Kate Bush has spoken out about why she has done so little touring throughout her career, following the 22-date residency she held at London's Hammersmith Apollo in 2014.
Speaking to The Independent, she explained: "It wasn't designed that way, because I really enjoyed the first set of shows we did [in 1979]. The plan at the time was that I was going to do another two albums' worth of fresh material, and then do another show.
"But of course, by the time I got to the end of what was 'The Dreaming' album, it had gone off on a slight tilt, because I'd become so much more involved in the recording process.
"And also, every time I finish an album, I go into visual projects, and even if they're quite short pieces, they're still a huge amount of work to put together. So I started to veer away from the thing of being a live performing artist, to one of being a recording artist with attached visuals."
During the London residency, the shows were recorded and this week saw the release of the eagerly-anticipated 'Before The Dawn' live album, whilst talks are also being held about the possibility of a live DVD.

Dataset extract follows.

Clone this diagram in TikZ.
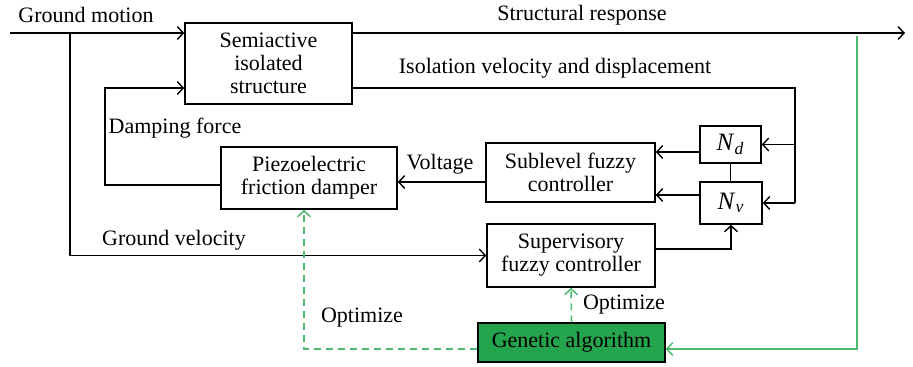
\documentclass[tikz,border=0pt]{standalone}
\usepackage{fontspec}
\setmainfont{Liberation Serif}
\usetikzlibrary{arrows.meta,calc}
\definecolor{gafill}{RGB}{36,164,76}
\definecolor{galine}{RGB}{76,186,112}
\begin{document}
\begin{tikzpicture}[x=0.5pt,y=-0.5pt,
  font=\fontsize{11}{11.5}\selectfont,
  box/.style={draw, line width=0.75pt, inner sep=0pt, align=center},
  arr/.style={line width=0.7pt, -{Straight Barb[length=3pt,width=6.4pt]}},
  ln/.style={line width=0.7pt},
  garr/.style={galine, line width=0.75pt, -{Straight Barb[length=3pt,width=6.4pt]}},
  gdash/.style={garr, dash pattern=on 3.5pt off 2.5pt},
  lbl/.style={inner sep=0pt},
  nbox/.style={box, font=\fontsize{12.5}{13}\selectfont}]
\useasboundingbox (0,0) rectangle (913,366);
% blocks
\node[box, minimum width=83.5pt, minimum height=40.5pt] (semi) at (268.5,63.5) {Semiactive\\isolated\\structure};
\node[box, minimum width=88pt, minimum height=31pt] (piezo) at (309,178) {Piezoelectric\\friction damper};
\node[box, minimum width=84.5pt, minimum height=29.5pt] (sub) at (570.5,172.5) {Sublevel fuzzy\\controller};
\node[nbox, minimum width=30.5pt, minimum height=18.5pt] (Nd) at (730.5,144.5) {\textit{N}\textsubscript{\textit{d}}};
\node[nbox, minimum width=31pt, minimum height=21pt] (Nv) at (731,203) {\textit{N}\textsubscript{\textit{v}}};
\node[box, minimum width=84pt, minimum height=31.5pt] (sup) at (571,255.5) {Supervisory\\fuzzy controller};
\node[box, fill=gafill, minimum width=93.5pt, minimum height=19.5pt] (gen) at (571.5,342.5) {Genetic algorithm};
% labels
\node[lbl] (tgm) at (86,15) {Ground motion};
\node[lbl] (tsr) at (582,15) {Structural response};
\node[lbl] (tiv) at (555,68) {Isolation velocity and displacement};
\node[lbl] (tdf) at (175,128) {Damping force};
\node[lbl] (tvo) at (440,164) {Voltage};
\node[lbl] (tgv) at (174,240) {Ground velocity};
\node[lbl] (top1) at (362,318) {Optimize};
\node[lbl] (top2) at (624,305) {Optimize};
% coordinates
\coordinate (gm0) at (10,33);
\coordinate (gmb) at (70,33);
\coordinate (out) at (905,33);
\coordinate (iso) at (795,88);
\coordinate (dfc) at (105,88);
\coordinate (gtop) at (857,36);
\coordinate (gdl) at (304,349);
% connectors
\draw[arr] (gm0) -- (gm0 -| semi.west);
\draw[arr] (gmb) |- (sup.west);
\draw[arr] (gm0 -| semi.east) -- (out);
\draw[ln] (iso -| semi.east) -- (iso) -- (iso |- Nv.east);
\draw[arr] (iso |- Nv.east) -- (Nv.east);
\draw[arr] (iso |- Nd.east) -- (Nd.east);
\draw[arr] (Nd.west |- 0,152) -- (sub.east |- 0,152);
\draw[arr] (Nv.west |- 0,195) -- (sub.east |- 0,195);
\draw[ln] (Nd.south) -- (Nd.south |- Nv.north);
\draw[arr] (sub.west |- 0,182) -- (piezo.east |- 0,182);
\draw[arr] (piezo.west |- 0,185) -| (dfc) -- (dfc -| semi.west);
\draw[arr] (sup.east |- 0,249) -| (Nv.south);
\draw[gdash] (gen.north) -- (sup.south);
\draw[gdash] (gen.west |- gdl) -- (gdl) -- (gdl |- piezo.south);
\draw[garr] (gtop) |- (gen.east |- gdl);
\end{tikzpicture}
\end{document}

The new interview also saw Bush talk about late music icon David Bowie. She said: "One of the most powerful things that I heard recently was 'Blackstar' by Bowie. I thought it was beautiful. Very moving of course, but I think one of the best things he's ever done.
"I was asked whether I would write something [for Bowie], and because he meant such a lot to me, I really felt moved to do so. He was one of my great heroes when I was growing up. He was such a brave artist, so unusual, and I loved his music. I met him a few times; he was really charming and playful. But I just sort of admired what he achieved creatively.
"I think when I'm working creatively, I don't really think of myself of writing as a woman. I just think of writing as me, as a person, if that makes sense."